WHAT TO DO: Everything from the first line of the data below through the line that contains "0 1,0 91,78.7" should be written out exactly, please, and nothing more; the pictures stay out.

DATA IN THIS EXERCISE:
======
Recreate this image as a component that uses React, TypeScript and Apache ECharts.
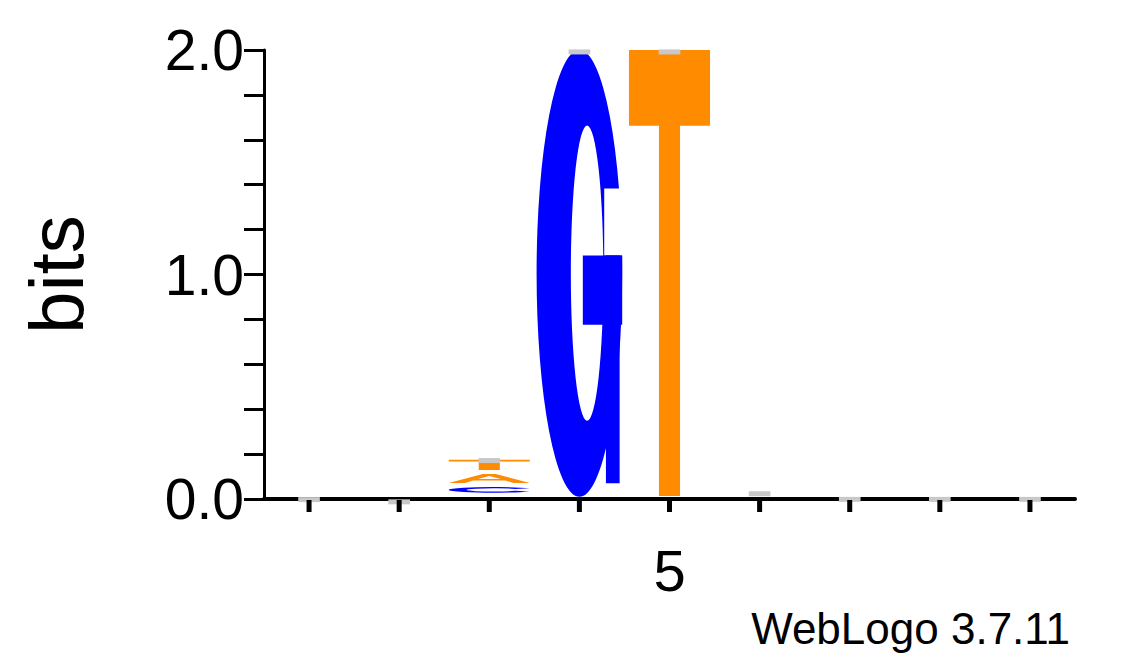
import React, { useEffect, useRef } from "react";
import * as echarts from "echarts";

const positions = ["1", "2", "3", "4", "5", "6", "7", "8", "9"];
const shownLabels = ["5"];
// letter stacks per position, bottom to top: [letter, bits]
const stacks: [string, number][][] = [
  [], [], [["C", 0.025], ["A", 0.04], ["T", 0.046]], [["G", 1.99]], [["T", 1.987]], [], [], [], [],
];
const stackBase = [0, 0, 0.028, 0.01, 0.013, 0, 0, 0, 0];
const letterGap = 0.018;
const errorTops = [0.004, -0.006, 0.178, 1.998, 1.998, 0.03, 0.005, 0.005, 0.005];
const yTicks = ["0.0", "1.0", "2.0"];

const COLORS: Record<string, string> = { G: "#0000ff", C: "#0000ff", T: "#ff8c00", A: "#ff8c00" };

const RING = "M100,50 A50,50 0 1,0 0,50 A50,50 0 1,0 100,50 Z M78,50 A19,33 0 1,1 40,50 A19,33 0 1,1 78,50 Z";
const T_PATH = "M0,0 L100,0 L100,17 L63,17 L63,100 L37,100 L37,17 L0,17 Z";
const A_PATH = "M0,100 L42,0 L58,0 L100,100 L80,100 L70,72 L30,72 L20,100 Z M36,56 L64,56 L50,20 Z";
const C_PATH = "M91,21.3 A50,50 0 1,0 91,78.7 L74.6,67.2 A30,30 0 1,1 74.6,32.8 Z";

function letterShapes(letter: string, x: number, y: number, w: number, h: number) {
  const fill = COLORS[letter];
  const p = (d: string, bx: number, by: number, bw: number, bh: number) => ({
    type: "path",
    shape: { pathData: d, x: bx, y: by, width: bw, height: bh, layout: "cover" },
    style: { fill },
  });
  if (letter === "G") {
    return [
      p(RING, x, y, w, h),
      { type: "rect", shape: { x: x + w * 0.79, y: y + h * 0.31, width: w * 0.24, height: h * 0.15 }, style: { fill: "#ffffff" } },
      { type: "rect", shape: { x: x + w * 0.54, y: y + h * 0.46, width: w * 0.46, height: h * 0.155 }, style: { fill } },
      { type: "rect", shape: { x: x + w * 0.81, y: y + h * 0.46, width: w * 0.16, height: h * 0.51 }, style: { fill } },
    ];
  }
  if (letter === "T") return [p(T_PATH, x, y, w, h)];
  if (letter === "A") return [p(A_PATH, x, y, w, h)];
  return [p(C_PATH, x, y, w, h)];
}

export default function App() {
  const ref = useRef<HTMLDivElement>(null);
  useEffect(() => {
    document.body.style.margin = "0";
    const chart = echarts.init(ref.current!, null, { renderer: "svg" });
    const font = "'Liberation Sans', Arial, sans-serif";
    chart.setOption({
      animation: false,
      grid: { left: 264, right: 50, top: 50, bottom: 168 },
      xAxis: {
        type: "category",
        data: positions,
        boundaryGap: true,
        axisLine: { lineStyle: { color: "#000", width: 4 } },
        axisTick: { show: false },
        axisLabel: {
          interval: 0, margin: 42, fontSize: 58, color: "#000", fontFamily: font,
          formatter: (v: string) => (shownLabels.includes(v) ? v : ""),
        },
        splitLine: { show: false },
      },
      yAxis: {
        type: "value", min: 0, max: 2, interval: 0.2,
        name: "bits", nameLocation: "middle", nameGap: 170, nameRotate: 90,
        nameTextStyle: { fontSize: 76, color: "#000", fontFamily: font },
        axisLine: { show: true, lineStyle: { color: "#000", width: 3 } },
        axisTick: { show: true, length: 20, lineStyle: { color: "#000", width: 3 } },
        axisLabel: {
          margin: 20, fontSize: 57, color: "#000", fontFamily: font,
          formatter: (v: number) => {
            const s = v.toFixed(1);
            return yTicks.includes(s) && Math.abs(v - Math.round(v)) < 1e-6 ? s : "";
          },
        },
        splitLine: { show: false },
      },
      graphic: [
        { type: "text", right: 55, top: 606, style: { text: "WebLogo 3.7.11", fill: "#000", font: `44px ${font}` } },
      ],
      series: [
        {
          type: "custom",
          data: positions.map((_, i) => [i]),
          renderItem: (params: any, api: any) => {
            const i = api.value(0);
            const slot = api.size([1, 0])[0];
            const children: any[] = [];
            let v = stackBase[i];
            stacks[i].forEach(([letter, h], k) => {
              if (k > 0) v += letterGap;
              const p0 = api.coord([i, v]);
              const p1 = api.coord([i, v + h]);
              const w = slot * (letter === "G" ? 0.95 : 0.9);
              children.push(...letterShapes(letter, p0[0] - w / 2, p1[1], w, p0[1] - p1[1]));
              v += h;
            });
            const e = api.coord([i, errorTops[i]]);
            children.push({
              type: "rect",
              shape: { x: e[0] - slot * 0.12, y: e[1] - 1, width: slot * 0.24, height: 5 },
              style: { fill: "#c8c8c8" },
            });
            const z = api.coord([i, 0]);
            children.push({
              type: "rect",
              shape: { x: z[0] - 2.5, y: z[1] + 1, width: 5, height: 12 },
              style: { fill: "#000" },
            });
            return { type: "group", children };
          },
        },
      ],
    });
    return () => chart.dispose();
  }, []);
  return <div ref={ref} style={{ width: 1125, height: 667 }} />;
}
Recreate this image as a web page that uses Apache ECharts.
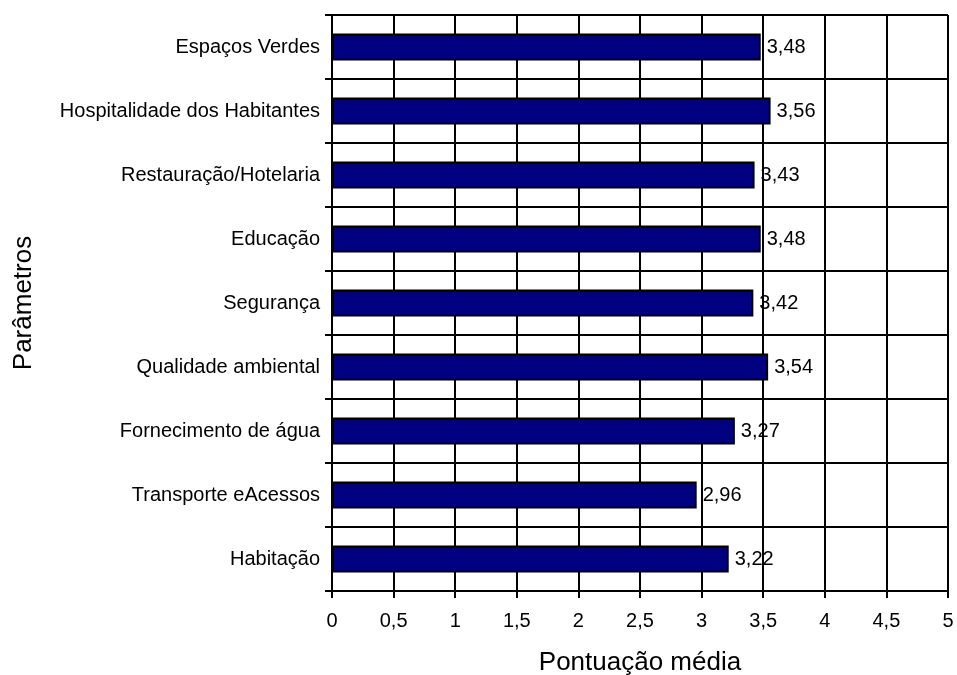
<!DOCTYPE html>
<html>
<head>
<meta charset="utf-8">
<script src="https://cdn.jsdelivr.net/npm/echarts@6/dist/echarts.min.js"></script>
<style>
  html, body { margin: 0; padding: 0; background: #fff; }
  #chart { width: 957px; height: 675px; }
</style>
</head>
<body>
<div id="chart"></div>
<script>
// Categories listed top to bottom
const categories = [
  'Espaços Verdes',
  'Hospitalidade dos Habitantes',
  'Restauração/Hotelaria',
  'Educação',
  'Segurança',
  'Qualidade ambiental',
  'Fornecimento de água',
  'Transporte eAcessos',
  'Habitação'
];
const scores = [3.48, 3.56, 3.43, 3.48, 3.42, 3.54, 3.27, 2.96, 3.22];
const xTicks = [0, 0.5, 1, 1.5, 2, 2.5, 3, 3.5, 4, 4.5, 5];

const fmt = v => String(v).replace('.', ',');
const font = 'Arial, "Liberation Sans", sans-serif';

const chart = echarts.init(document.getElementById('chart'));
chart.setOption({
  animation: false,
  grid: {
    left: 332, right: 9, top: 15, bottom: 84,
    containLabel: false,
    outerBoundsMode: 'none'
  },
  xAxis: {
    type: 'value',
    min: xTicks[0],
    max: xTicks[xTicks.length - 1],
    interval: 0.5,
    name: 'Pontuação média',
    nameLocation: 'middle',
    nameGap: 59,
    nameTextStyle: { fontFamily: font, fontSize: 26, color: '#000' },
    axisLine: { show: true, lineStyle: { color: '#000', width: 2 } },
    axisTick: { show: true, length: 7, lineStyle: { color: '#000', width: 2 } },
    axisLabel: { formatter: fmt, fontFamily: font, fontSize: 20, color: '#000', margin: 20 },
    splitLine: { show: true, lineStyle: { color: '#000', width: 2 } }
  },
  yAxis: {
    type: 'category',
    data: categories,
    inverse: true,
    name: 'Parâmetros',
    nameLocation: 'middle',
    nameGap: 295,
    nameRotate: 90,
    nameTextStyle: { fontFamily: font, fontSize: 26, color: '#000' },
    axisLine: { show: true, lineStyle: { color: '#000', width: 2 } },
    axisTick: { show: true, length: 7, lineStyle: { color: '#000', width: 2 } },
    axisLabel: { fontFamily: font, fontSize: 20, color: '#000', margin: 12 },
    splitLine: { show: true, lineStyle: { color: '#000', width: 2 } }
  },
  series: [{
    type: 'bar',
    data: scores,
    barWidth: 27,
    itemStyle: { color: '#000080', borderColor: '#000', borderWidth: 2 },
    label: {
      show: true,
      position: 'right',
      distance: 6,
      formatter: p => fmt(p.value),
      fontFamily: font,
      fontSize: 20,
      color: '#000'
    }
  }]
});
</script>
</body>
</html>
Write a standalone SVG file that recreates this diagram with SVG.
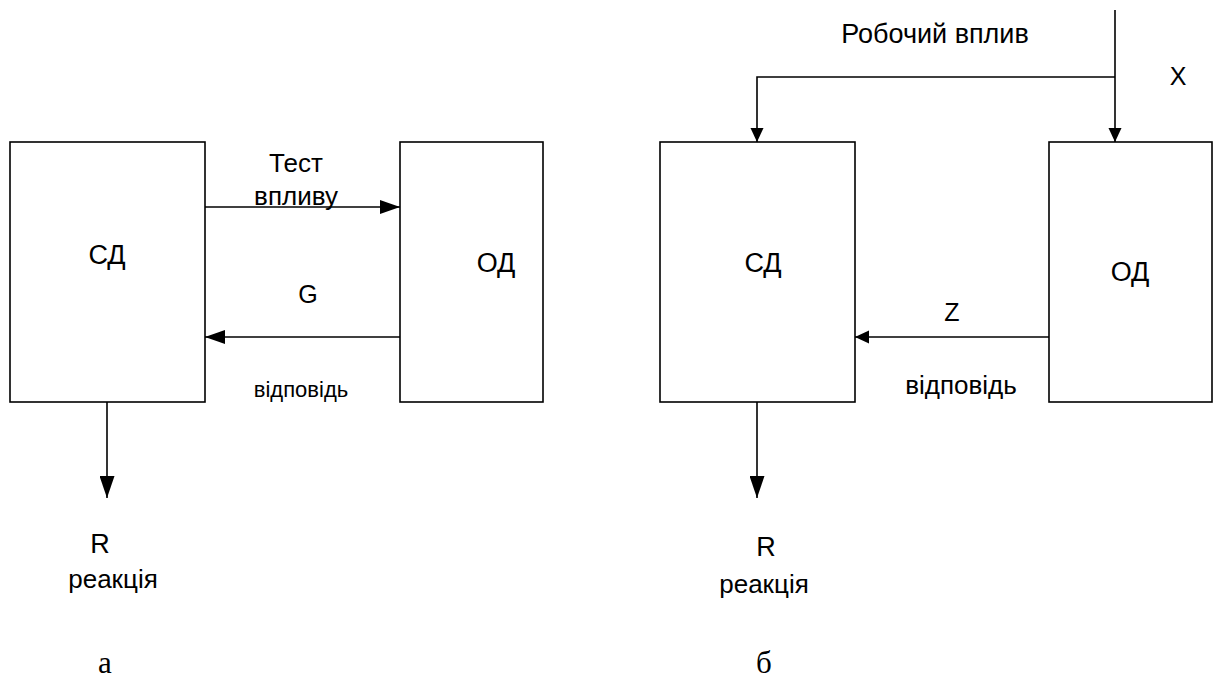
<svg xmlns="http://www.w3.org/2000/svg" width="1214" height="688" viewBox="0 0 1214 688">
<style>
.box{fill:#fff;stroke:#000;stroke-width:1.6}
.ln{fill:none;stroke:#000;stroke-width:1.6}
text{font-family:"Liberation Sans",Arial,sans-serif;fill:#000;text-anchor:middle}
.serif{font-family:"Liberation Serif","Times New Roman",serif}
</style>
<defs>
<marker id="ahL" markerUnits="userSpaceOnUse" markerWidth="20" markerHeight="14" refX="20" refY="7" orient="auto"><path d="M0,0 L20,7 L0,14 Z" fill="#000"/></marker>
<marker id="ahS" markerUnits="userSpaceOnUse" markerWidth="14" markerHeight="14" refX="14" refY="7" orient="auto"><path d="M0,0.5 L14,7 L0,13.5 Z" fill="#000"/></marker>
<marker id="ahR" markerUnits="userSpaceOnUse" markerWidth="22" markerHeight="15" refX="22" refY="7.5" orient="auto"><path d="M0,0 L22,7.5 L0,15 Z" fill="#000"/></marker>
</defs>
<g id="left-sd"><rect class="box" x="10" y="142" width="195" height="260"/><text x="107" y="264" font-size="27">СД</text></g>
<g id="left-od"><rect class="box" x="400" y="142" width="143" height="260"/><text x="496" y="272" font-size="27">ОД</text></g>
<g id="right-sd"><rect class="box" x="660" y="142" width="195" height="260"/><text x="763" y="272" font-size="27">СД</text></g>
<g id="right-od"><rect class="box" x="1049" y="142" width="163" height="260"/><text x="1130" y="281" font-size="27">ОД</text></g>
<g id="connectors">
<line class="ln" x1="205" y1="207" x2="400" y2="207" marker-end="url(#ahL)"/>
<line class="ln" x1="400" y1="337" x2="205" y2="337" marker-end="url(#ahL)"/>
<line class="ln" x1="107" y1="402" x2="107" y2="498" marker-end="url(#ahR)"/>
<line class="ln" x1="1115" y1="10" x2="1115" y2="142" marker-end="url(#ahS)"/>
<polyline class="ln" points="1115,77 757,77 757,142" marker-end="url(#ahS)"/>
<line class="ln" x1="1049" y1="337" x2="855" y2="337" marker-end="url(#ahS)"/>
<line class="ln" x1="757" y1="402" x2="757" y2="498" marker-end="url(#ahR)"/>
</g>
<g id="labels">
<text x="296" y="172" font-size="26">Тест</text>
<text x="296" y="205" font-size="26">впливу</text>
<text x="308" y="303" font-size="25">G</text>
<text x="301" y="397" font-size="22">відповідь</text>
<text x="100" y="553" font-size="27">R</text>
<text x="113" y="588" font-size="26">реакція</text>
<text x="935" y="43" font-size="27">Робочий вплив</text>
<text x="1178" y="85" font-size="25">X</text>
<text x="952" y="321" font-size="25">Z</text>
<text x="961" y="394" font-size="26">відповідь</text>
<text x="766" y="556" font-size="27">R</text>
<text x="764" y="593" font-size="26">реакція</text>
<text class="serif" x="105" y="673" font-size="31">а</text>
<text class="serif" x="764" y="673" font-size="31">б</text>
</g>
</svg>
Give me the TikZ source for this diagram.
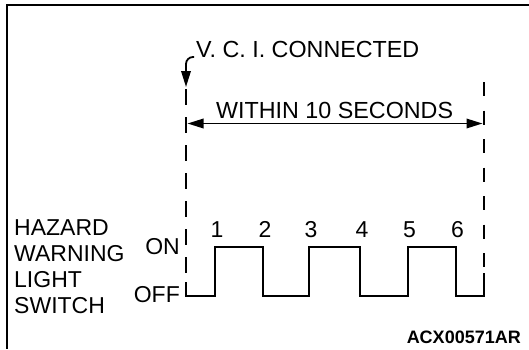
\documentclass[tikz,border=0pt]{standalone}
\usepackage{fontspec}
\setmainfont{Liberation Sans}
\usetikzlibrary{arrows.meta,positioning,calc}
\tikzset{
  >={Triangle[length=16pt,width=9.5pt]},
  every node/.style={inner sep=0pt,font=\fontsize{23}{26}\selectfont},
  lbl/.style={anchor=base west},
  lvl/.style={anchor=base east},
  num/.style={anchor=base},
  tag/.style={anchor=base east,font=\fontsize{18}{20}\selectfont\bfseries},
  frame/.style={line width=2pt},
  guide/.style={line width=2.8pt,dash pattern=on 16pt off 12pt},
  sig/.style={line width=2pt,line join=miter},
  dim/.style={<->,line width=1.8pt,shorten <=1.5pt,shorten >=1.5pt},
  lead/.style={->,line width=1.8pt,rounded corners=7pt},
}

\begin{document}
\begin{tikzpicture}[x=1pt,y=-1pt]
\useasboundingbox (0,0) rectangle (529,349);

% frame
\draw[frame] (529,4.5) -| (6.5,349);

% dashed marks
\coordinate (ltop) at (186,89);
\coordinate (lbot) at (186,279);
\coordinate (rtop) at (484,82);
\coordinate (rbot) at (484,270);
\draw[guide] (ltop) -- (lbot);
\draw[guide,dash pattern=on 14pt off 14.5pt] (rtop) -- (rbot);

% top texts + arrows
\node[lbl,font=\fontsize{23.3}{26}\selectfont] (vci) at (196,57) {V. C. I. CONNECTED};
\coordinate (ltip) at (186,87);
\draw[lead] ([xshift=-2pt]vci.base west) -| (ltip);

\node[lbl,font=\fontsize{23.3}{26}\selectfont] (within) at (216,118.3) {WITHIN 10 SECONDS};
\coordinate (da) at (186,123.5);
\coordinate (db) at (484,123.5);
\draw[dim] (da) -- (db);

% switch labels
\foreach [count=\i] \w in {HAZARD,WARNING,LIGHT,SWITCH}{
  \node[lbl] (sw\i) at (14,{209+26*\i}) {\w};
}
\node[lvl] (on) at (180,254) {ON};
\node[lvl] (off) at (180,302) {OFF};

% signal
\draw[sig] (186,282) |- (215,296) |- (263,247) |- (309,296) |- (360,247)
  |- (407.5,296) |- (455.5,247) |- (484,296) -- (484,273);
\foreach [count=\i] \x in {215,263,309,360,407.5,455.5}{
  \node[num] (n\i) at (\x+2,237) {\i};
}

\node[tag] (code) at (521,343) {ACX00571AR};

\end{tikzpicture}
\end{document}
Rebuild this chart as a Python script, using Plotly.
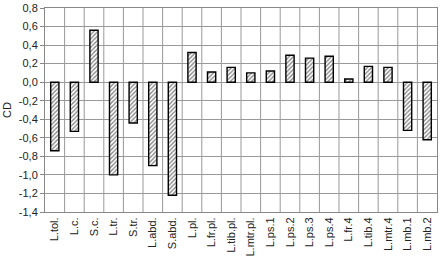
import plotly.graph_objects as go

categories = ["L.tol.", "L.c.", "S.c.", "L.tr.", "S.tr.", "L.abd.", "S.abd.", "L.pl.",
              "L.fr.pl.", "L.tib.pl.", "L.mtr.pl.", "L.ps.1", "L.ps.2", "L.ps.3", "L.ps.4",
              "L.fr.4", "L.tib.4", "L.mtr.4", "L.mb.1", "L.mb.2"]
values = [-0.74, -0.53, 0.56, -1.00, -0.44, -0.90, -1.22, 0.32,
          0.11, 0.16, 0.10, 0.12, 0.29, 0.26, 0.28,
          0.035, 0.17, 0.16, -0.52, -0.62]
y_ticks = [-1.4, -1.2, -1.0, -0.8, -0.6, -0.4, -0.2, 0.0, 0.2, 0.4, 0.6, 0.8]

fig = go.Figure(go.Bar(
    x=categories, y=values, width=0.42,
    marker=dict(color="white",
                line=dict(color="black", width=1.4),
                pattern=dict(shape="/", fgcolor="#111", bgcolor="white", size=3, solidity=0.45)),
))

fig.update_layout(
    width=440, height=260,
    margin=dict(l=45, r=2, t=6, b=48),
    plot_bgcolor="white", paper_bgcolor="white",
    font=dict(family="Arial, Liberation Sans, sans-serif", size=11, color="#222"),
    showlegend=False,
)
fig.update_xaxes(
    showgrid=False, tickangle=-90, ticks="",
    showline=True, linecolor="#888", linewidth=1, mirror=True,
    range=[-0.5, 19.5],
)
# vertical gridlines at category boundaries
for i in range(1, 20):
    fig.add_shape(type="line", xref="x", yref="paper", x0=i - 0.5, x1=i - 0.5, y0=0, y1=1,
                  line=dict(color="#999", width=1), layer="below")
fig.update_yaxes(
    range=[-1.4, 0.8001], tickmode="array", tickvals=y_ticks,
    ticktext=[f"{v:.1f}".replace(".", ",") for v in y_ticks],
    ticklabeloverflow="allow",
    showgrid=True, gridcolor="#999", gridwidth=1,
    showline=True, linecolor="#888", linewidth=1, mirror=True,
    ticks="outside", ticklen=4, tickcolor="#888",
    zeroline=False,
    title=dict(text="CD", standoff=4, font=dict(size=11)),
)

fig.write_html("out.html")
======
RESULT FOR THIS EXERCISE:
Recreate this image as a component that uses React, TypeScript and Apache ECharts.
import React, { useEffect, useRef } from "react";
import * as echarts from "echarts";

const positions = ["1", "2", "3", "4", "5", "6", "7", "8", "9"];
const shownLabels = ["5"];
// letter stacks per position, bottom to top: [letter, bits]
const stacks: [string, number][][] = [
  [], [], [["C", 0.025], ["A", 0.04], ["T", 0.046]], [["G", 1.99]], [["T", 1.987]], [], [], [], [],
];
const stackBase = [0, 0, 0.028, 0.01, 0.013, 0, 0, 0, 0];
const letterGap = 0.018;
const errorTops = [0.004, -0.006, 0.178, 1.998, 1.998, 0.03, 0.005, 0.005, 0.005];
const yTicks = ["0.0", "1.0", "2.0"];

const COLORS: Record<string, string> = { G: "#0000ff", C: "#0000ff", T: "#ff8c00", A: "#ff8c00" };

const RING = "M100,50 A50,50 0 1,0 0,50 A50,50 0 1,0 100,50 Z M78,50 A19,33 0 1,1 40,50 A19,33 0 1,1 78,50 Z";
const T_PATH = "M0,0 L100,0 L100,17 L63,17 L63,100 L37,100 L37,17 L0,17 Z";
const A_PATH = "M0,100 L42,0 L58,0 L100,100 L80,100 L70,72 L30,72 L20,100 Z M36,56 L64,56 L50,20 Z";
const C_PATH = "M91,21.3 A50,50 0 1,0 91,78.7 L74.6,67.2 A30,30 0 1,1 74.6,32.8 Z";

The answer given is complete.